WHAT THIS TASK INVOLVES:
Below, find the line containing "Clone this chart in matplotlib." and the line containing "fontsize=14.5, color=GREY)"; reproduce exactly those two and every line between them, omitting pictures.

* START EXTRACTED MATERIAL *

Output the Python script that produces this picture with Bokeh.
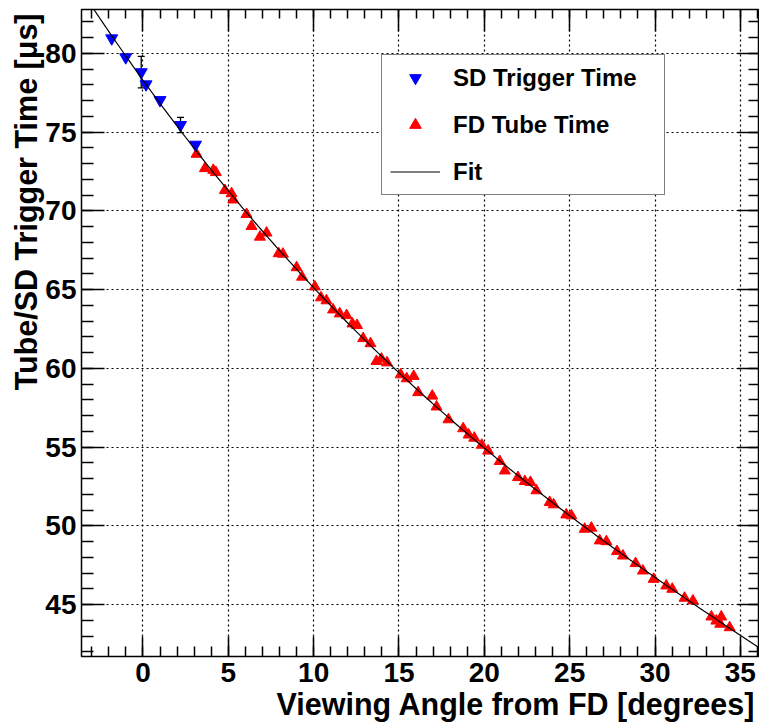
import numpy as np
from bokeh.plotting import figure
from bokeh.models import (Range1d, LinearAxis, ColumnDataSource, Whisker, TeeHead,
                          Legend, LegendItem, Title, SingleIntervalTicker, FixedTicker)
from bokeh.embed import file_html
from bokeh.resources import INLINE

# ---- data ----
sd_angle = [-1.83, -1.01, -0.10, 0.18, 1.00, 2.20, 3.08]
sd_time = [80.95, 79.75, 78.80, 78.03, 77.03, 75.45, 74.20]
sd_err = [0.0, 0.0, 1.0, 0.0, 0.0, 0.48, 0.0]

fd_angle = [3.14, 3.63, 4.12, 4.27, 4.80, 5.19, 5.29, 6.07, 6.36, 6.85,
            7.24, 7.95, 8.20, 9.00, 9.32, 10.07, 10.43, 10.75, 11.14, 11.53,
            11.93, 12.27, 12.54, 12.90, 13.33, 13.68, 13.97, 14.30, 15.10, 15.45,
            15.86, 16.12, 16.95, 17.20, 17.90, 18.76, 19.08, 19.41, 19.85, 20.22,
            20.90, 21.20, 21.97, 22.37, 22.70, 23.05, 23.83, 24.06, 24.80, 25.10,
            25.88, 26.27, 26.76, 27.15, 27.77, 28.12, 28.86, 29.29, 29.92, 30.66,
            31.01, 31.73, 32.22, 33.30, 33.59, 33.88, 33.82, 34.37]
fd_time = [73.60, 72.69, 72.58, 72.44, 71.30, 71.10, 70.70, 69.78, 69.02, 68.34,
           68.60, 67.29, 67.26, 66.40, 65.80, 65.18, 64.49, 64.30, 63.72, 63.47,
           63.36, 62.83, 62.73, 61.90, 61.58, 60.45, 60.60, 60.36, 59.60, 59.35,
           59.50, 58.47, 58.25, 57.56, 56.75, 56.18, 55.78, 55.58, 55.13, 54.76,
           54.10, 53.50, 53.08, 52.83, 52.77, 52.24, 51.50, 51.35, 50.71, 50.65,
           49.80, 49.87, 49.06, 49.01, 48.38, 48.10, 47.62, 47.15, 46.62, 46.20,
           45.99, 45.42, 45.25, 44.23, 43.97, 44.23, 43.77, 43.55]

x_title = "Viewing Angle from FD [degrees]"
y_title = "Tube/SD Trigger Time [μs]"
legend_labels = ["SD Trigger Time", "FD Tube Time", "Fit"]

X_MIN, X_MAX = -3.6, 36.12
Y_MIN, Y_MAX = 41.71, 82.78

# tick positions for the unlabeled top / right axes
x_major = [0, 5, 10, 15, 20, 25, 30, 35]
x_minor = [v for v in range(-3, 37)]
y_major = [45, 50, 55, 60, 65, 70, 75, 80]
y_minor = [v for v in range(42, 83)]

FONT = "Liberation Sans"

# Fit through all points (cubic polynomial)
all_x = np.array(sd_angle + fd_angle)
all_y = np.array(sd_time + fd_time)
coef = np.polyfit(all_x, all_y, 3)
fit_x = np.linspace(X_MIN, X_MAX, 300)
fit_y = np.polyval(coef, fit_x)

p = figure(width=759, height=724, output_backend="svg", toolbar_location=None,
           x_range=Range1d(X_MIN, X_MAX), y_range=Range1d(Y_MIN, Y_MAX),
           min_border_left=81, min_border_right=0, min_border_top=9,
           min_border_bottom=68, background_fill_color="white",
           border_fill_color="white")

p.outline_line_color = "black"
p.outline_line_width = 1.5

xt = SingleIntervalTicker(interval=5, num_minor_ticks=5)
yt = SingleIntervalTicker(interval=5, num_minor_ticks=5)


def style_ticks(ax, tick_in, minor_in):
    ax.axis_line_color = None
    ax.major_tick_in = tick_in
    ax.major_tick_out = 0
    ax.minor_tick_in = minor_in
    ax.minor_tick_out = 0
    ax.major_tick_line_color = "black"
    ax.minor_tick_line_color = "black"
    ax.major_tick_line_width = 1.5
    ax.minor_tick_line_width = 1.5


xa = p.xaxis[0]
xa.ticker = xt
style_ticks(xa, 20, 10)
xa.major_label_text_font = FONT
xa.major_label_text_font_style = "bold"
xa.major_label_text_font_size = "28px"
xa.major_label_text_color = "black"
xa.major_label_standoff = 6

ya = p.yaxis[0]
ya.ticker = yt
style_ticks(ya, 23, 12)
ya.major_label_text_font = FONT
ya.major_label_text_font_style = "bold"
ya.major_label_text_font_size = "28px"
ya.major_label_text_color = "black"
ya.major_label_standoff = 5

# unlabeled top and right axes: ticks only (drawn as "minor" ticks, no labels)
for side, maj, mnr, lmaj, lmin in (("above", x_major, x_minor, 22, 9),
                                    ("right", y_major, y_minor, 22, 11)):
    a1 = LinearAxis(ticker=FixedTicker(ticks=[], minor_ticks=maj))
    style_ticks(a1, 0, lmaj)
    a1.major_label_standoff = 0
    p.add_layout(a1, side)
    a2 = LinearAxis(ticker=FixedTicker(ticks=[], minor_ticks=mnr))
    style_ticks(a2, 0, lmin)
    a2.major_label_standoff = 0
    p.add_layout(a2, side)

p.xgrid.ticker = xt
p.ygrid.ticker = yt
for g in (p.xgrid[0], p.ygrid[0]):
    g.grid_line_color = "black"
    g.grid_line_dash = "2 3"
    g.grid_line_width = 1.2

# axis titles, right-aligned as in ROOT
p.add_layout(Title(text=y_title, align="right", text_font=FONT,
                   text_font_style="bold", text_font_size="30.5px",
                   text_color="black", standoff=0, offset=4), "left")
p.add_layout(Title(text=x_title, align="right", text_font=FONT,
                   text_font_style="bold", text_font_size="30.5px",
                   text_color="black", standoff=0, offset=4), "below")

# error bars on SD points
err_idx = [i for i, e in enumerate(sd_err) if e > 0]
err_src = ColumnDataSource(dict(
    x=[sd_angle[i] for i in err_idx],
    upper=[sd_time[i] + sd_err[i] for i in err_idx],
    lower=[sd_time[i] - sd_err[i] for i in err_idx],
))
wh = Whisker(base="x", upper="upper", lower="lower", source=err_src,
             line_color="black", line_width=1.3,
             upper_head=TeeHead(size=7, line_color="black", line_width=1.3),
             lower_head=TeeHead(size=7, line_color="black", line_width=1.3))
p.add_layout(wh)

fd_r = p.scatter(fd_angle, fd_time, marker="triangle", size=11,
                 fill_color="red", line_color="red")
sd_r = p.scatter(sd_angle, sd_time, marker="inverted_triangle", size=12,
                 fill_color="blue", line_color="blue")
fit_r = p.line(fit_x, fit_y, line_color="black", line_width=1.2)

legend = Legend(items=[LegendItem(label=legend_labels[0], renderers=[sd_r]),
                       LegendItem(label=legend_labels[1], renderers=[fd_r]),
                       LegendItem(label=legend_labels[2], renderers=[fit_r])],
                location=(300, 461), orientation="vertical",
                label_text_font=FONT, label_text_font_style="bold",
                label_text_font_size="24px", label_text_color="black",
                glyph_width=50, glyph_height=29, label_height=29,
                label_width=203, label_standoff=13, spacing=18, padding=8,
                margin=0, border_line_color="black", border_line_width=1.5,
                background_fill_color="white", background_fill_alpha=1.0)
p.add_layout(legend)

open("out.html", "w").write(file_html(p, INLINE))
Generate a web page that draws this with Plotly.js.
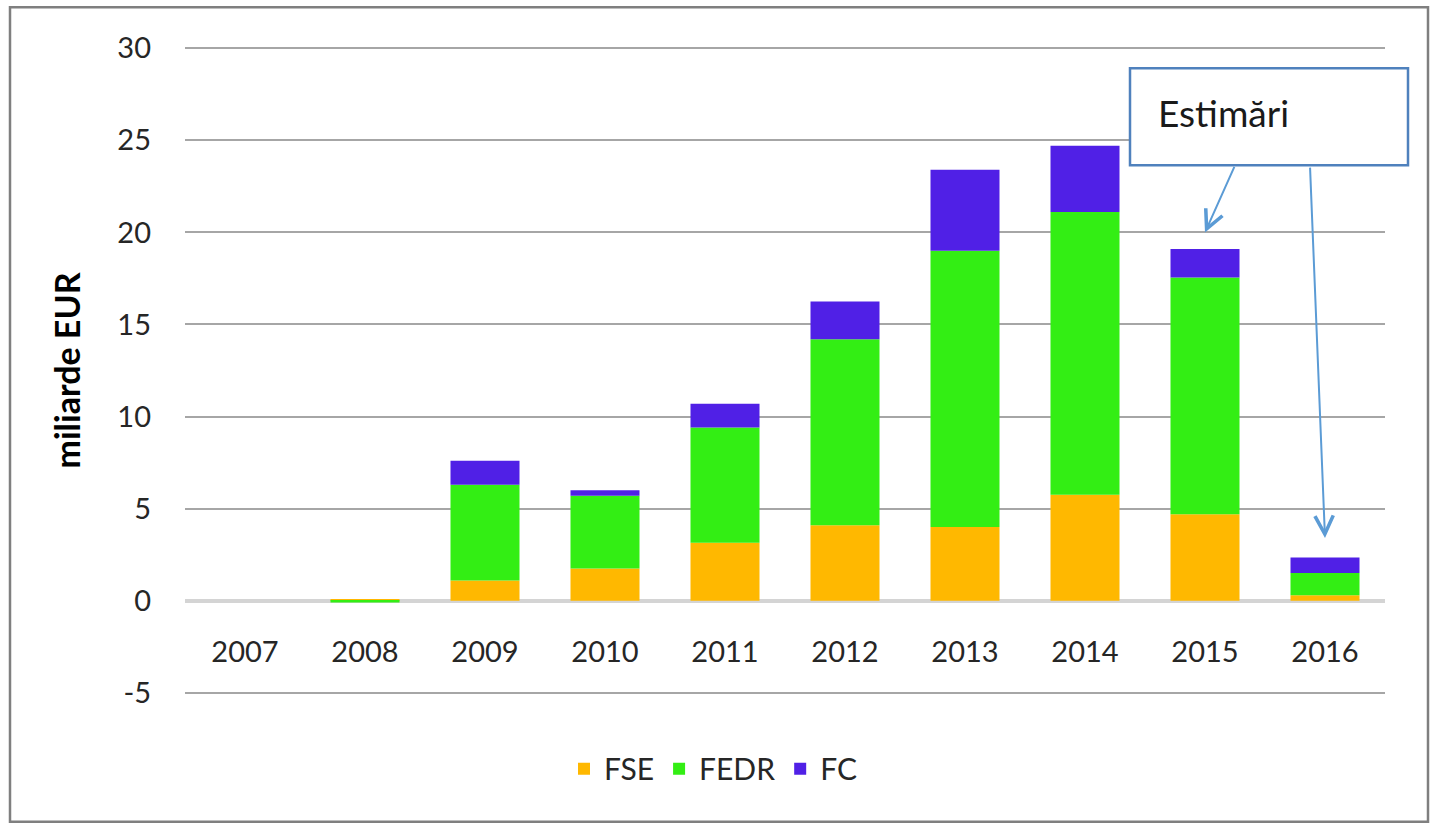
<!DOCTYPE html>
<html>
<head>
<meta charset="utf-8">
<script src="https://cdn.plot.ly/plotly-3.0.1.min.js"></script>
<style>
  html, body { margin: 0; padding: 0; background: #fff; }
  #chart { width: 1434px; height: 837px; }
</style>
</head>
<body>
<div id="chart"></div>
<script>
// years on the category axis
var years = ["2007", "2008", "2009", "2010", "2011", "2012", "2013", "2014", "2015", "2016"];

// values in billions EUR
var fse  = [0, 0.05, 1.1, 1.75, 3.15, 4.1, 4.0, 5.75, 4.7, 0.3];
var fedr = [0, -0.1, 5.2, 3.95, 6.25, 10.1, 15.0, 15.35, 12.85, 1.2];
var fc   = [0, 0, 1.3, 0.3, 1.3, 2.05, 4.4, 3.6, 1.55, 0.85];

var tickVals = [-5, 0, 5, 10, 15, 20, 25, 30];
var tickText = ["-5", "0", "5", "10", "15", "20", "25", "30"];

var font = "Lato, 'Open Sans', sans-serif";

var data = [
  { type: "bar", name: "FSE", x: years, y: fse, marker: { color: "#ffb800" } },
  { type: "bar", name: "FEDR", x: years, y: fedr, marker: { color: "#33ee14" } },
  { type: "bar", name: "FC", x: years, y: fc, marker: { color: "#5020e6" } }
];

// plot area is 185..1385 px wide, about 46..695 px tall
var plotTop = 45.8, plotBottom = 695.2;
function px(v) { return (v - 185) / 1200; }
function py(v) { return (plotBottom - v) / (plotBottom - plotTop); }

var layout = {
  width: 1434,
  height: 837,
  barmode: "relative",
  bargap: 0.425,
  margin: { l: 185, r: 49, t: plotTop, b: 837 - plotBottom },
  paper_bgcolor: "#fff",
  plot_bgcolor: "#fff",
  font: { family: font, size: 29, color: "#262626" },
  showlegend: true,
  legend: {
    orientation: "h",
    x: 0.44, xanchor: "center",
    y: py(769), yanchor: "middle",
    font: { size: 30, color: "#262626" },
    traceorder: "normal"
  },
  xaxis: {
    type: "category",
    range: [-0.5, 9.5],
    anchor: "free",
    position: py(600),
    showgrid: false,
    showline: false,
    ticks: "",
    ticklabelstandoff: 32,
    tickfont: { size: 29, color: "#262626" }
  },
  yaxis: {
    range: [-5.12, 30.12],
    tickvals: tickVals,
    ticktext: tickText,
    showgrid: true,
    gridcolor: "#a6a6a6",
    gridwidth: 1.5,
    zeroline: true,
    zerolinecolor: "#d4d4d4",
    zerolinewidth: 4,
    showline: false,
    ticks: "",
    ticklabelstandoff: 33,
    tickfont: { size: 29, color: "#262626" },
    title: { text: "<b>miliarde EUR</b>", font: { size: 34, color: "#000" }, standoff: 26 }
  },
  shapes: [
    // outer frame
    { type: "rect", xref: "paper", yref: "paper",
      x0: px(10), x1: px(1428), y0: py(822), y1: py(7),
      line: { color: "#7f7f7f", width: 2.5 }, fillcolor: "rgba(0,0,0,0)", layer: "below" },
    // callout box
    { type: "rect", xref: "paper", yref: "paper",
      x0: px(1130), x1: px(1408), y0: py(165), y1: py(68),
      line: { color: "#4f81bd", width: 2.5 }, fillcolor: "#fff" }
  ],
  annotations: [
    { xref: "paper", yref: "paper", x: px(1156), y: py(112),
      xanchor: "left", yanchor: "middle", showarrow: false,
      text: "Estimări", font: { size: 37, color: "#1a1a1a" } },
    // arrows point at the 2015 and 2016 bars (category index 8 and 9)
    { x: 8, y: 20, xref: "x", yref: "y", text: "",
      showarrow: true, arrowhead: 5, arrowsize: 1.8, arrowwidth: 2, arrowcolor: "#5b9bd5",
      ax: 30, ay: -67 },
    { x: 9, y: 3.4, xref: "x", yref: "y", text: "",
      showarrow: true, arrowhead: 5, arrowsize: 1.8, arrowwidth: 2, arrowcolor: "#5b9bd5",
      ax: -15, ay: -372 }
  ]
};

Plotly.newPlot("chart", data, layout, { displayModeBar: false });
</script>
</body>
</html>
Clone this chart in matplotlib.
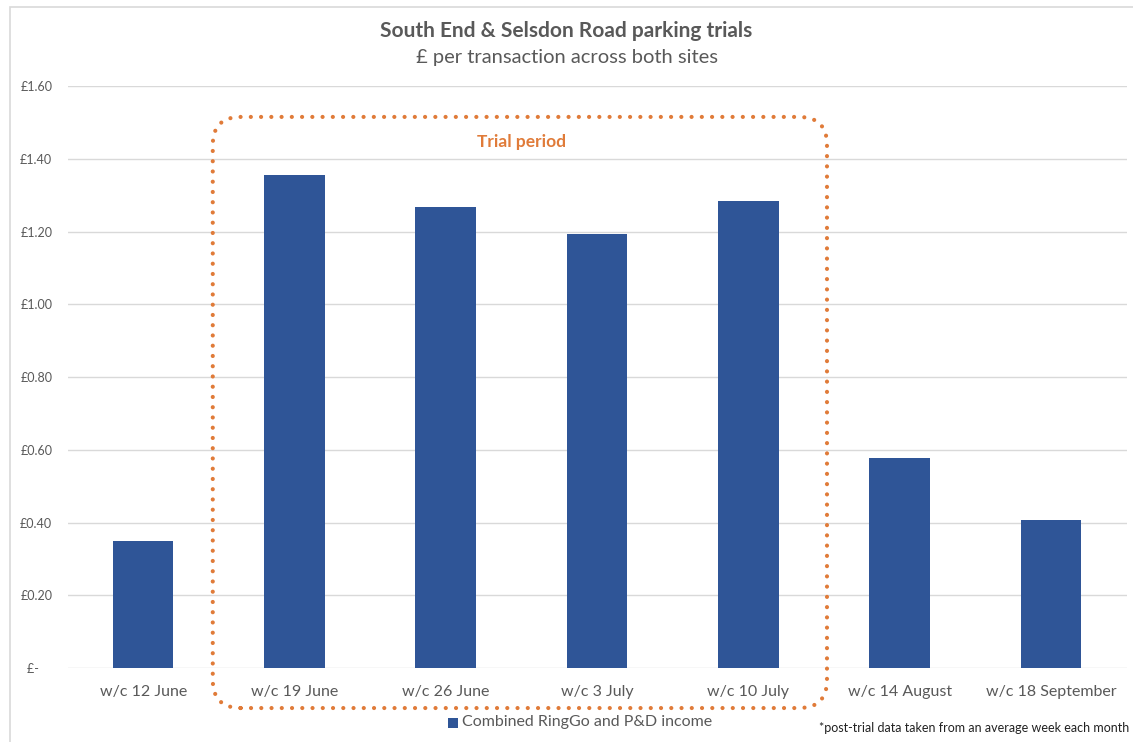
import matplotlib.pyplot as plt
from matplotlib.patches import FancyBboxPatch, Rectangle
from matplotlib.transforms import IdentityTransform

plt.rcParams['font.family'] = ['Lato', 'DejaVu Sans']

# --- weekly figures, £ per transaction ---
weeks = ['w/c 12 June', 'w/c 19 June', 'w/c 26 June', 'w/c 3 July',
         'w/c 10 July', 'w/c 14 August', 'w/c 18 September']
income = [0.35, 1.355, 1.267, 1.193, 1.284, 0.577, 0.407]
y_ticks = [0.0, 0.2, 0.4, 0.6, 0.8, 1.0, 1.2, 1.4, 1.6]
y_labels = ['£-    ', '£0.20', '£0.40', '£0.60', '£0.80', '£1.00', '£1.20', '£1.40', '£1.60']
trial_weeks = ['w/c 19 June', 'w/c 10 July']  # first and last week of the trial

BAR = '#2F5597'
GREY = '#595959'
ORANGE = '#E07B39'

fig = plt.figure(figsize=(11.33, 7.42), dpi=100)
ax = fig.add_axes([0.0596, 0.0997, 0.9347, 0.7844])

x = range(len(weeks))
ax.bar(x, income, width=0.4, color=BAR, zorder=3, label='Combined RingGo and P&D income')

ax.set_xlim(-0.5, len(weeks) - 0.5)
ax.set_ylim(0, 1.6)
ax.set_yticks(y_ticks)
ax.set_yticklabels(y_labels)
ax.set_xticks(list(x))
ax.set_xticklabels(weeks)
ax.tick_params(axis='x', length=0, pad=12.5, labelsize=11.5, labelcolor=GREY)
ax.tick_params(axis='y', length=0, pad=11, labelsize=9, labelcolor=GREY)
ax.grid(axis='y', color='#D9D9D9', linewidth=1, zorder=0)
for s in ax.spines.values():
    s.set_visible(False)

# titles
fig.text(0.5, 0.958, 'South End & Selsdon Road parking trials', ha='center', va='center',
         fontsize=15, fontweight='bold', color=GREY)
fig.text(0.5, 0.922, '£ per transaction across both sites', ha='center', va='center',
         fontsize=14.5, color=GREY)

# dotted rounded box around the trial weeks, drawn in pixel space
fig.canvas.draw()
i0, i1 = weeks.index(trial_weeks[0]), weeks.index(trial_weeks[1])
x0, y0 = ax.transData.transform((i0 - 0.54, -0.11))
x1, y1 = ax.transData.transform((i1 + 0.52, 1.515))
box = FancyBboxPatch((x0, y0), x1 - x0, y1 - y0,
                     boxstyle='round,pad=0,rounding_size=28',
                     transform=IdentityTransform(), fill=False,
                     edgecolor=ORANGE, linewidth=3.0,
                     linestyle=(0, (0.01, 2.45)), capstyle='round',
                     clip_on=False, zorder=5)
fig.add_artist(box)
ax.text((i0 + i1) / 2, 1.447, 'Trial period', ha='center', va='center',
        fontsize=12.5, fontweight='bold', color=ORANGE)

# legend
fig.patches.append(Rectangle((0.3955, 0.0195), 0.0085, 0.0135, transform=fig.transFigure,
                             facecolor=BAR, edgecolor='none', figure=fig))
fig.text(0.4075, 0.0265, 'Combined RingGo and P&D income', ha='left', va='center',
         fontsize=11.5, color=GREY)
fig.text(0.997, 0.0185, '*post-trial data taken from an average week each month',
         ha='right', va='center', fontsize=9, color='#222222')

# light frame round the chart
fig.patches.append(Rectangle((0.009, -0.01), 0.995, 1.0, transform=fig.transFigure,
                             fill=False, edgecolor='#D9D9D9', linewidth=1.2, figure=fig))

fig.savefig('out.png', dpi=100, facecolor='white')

* END EXTRACTED MATERIAL *

RESPONSE BELOW:
Clone this chart in matplotlib.
import matplotlib.pyplot as plt
from matplotlib.patches import FancyBboxPatch, Rectangle
from matplotlib.transforms import IdentityTransform

plt.rcParams['font.family'] = ['Lato', 'DejaVu Sans']

# --- weekly figures, £ per transaction ---
weeks = ['w/c 12 June', 'w/c 19 June', 'w/c 26 June', 'w/c 3 July',
         'w/c 10 July', 'w/c 14 August', 'w/c 18 September']
income = [0.35, 1.355, 1.267, 1.193, 1.284, 0.577, 0.407]
y_ticks = [0.0, 0.2, 0.4, 0.6, 0.8, 1.0, 1.2, 1.4, 1.6]
y_labels = ['£-    ', '£0.20', '£0.40', '£0.60', '£0.80', '£1.00', '£1.20', '£1.40', '£1.60']
trial_weeks = ['w/c 19 June', 'w/c 10 July']  # first and last week of the trial

BAR = '#2F5597'
GREY = '#595959'
ORANGE = '#E07B39'

fig = plt.figure(figsize=(11.33, 7.42), dpi=100)
ax = fig.add_axes([0.0596, 0.0997, 0.9347, 0.7844])

x = range(len(weeks))
ax.bar(x, income, width=0.4, color=BAR, zorder=3, label='Combined RingGo and P&D income')

ax.set_xlim(-0.5, len(weeks) - 0.5)
ax.set_ylim(0, 1.6)
ax.set_yticks(y_ticks)
ax.set_yticklabels(y_labels)
ax.set_xticks(list(x))
ax.set_xticklabels(weeks)
ax.tick_params(axis='x', length=0, pad=12.5, labelsize=11.5, labelcolor=GREY)
ax.tick_params(axis='y', length=0, pad=11, labelsize=9, labelcolor=GREY)
ax.grid(axis='y', color='#D9D9D9', linewidth=1, zorder=0)
for s in ax.spines.values():
    s.set_visible(False)

# titles
fig.text(0.5, 0.958, 'South End & Selsdon Road parking trials', ha='center', va='center',
         fontsize=15, fontweight='bold', color=GREY)
fig.text(0.5, 0.922, '£ per transaction across both sites', ha='center', va='center',
         fontsize=14.5, color=GREY)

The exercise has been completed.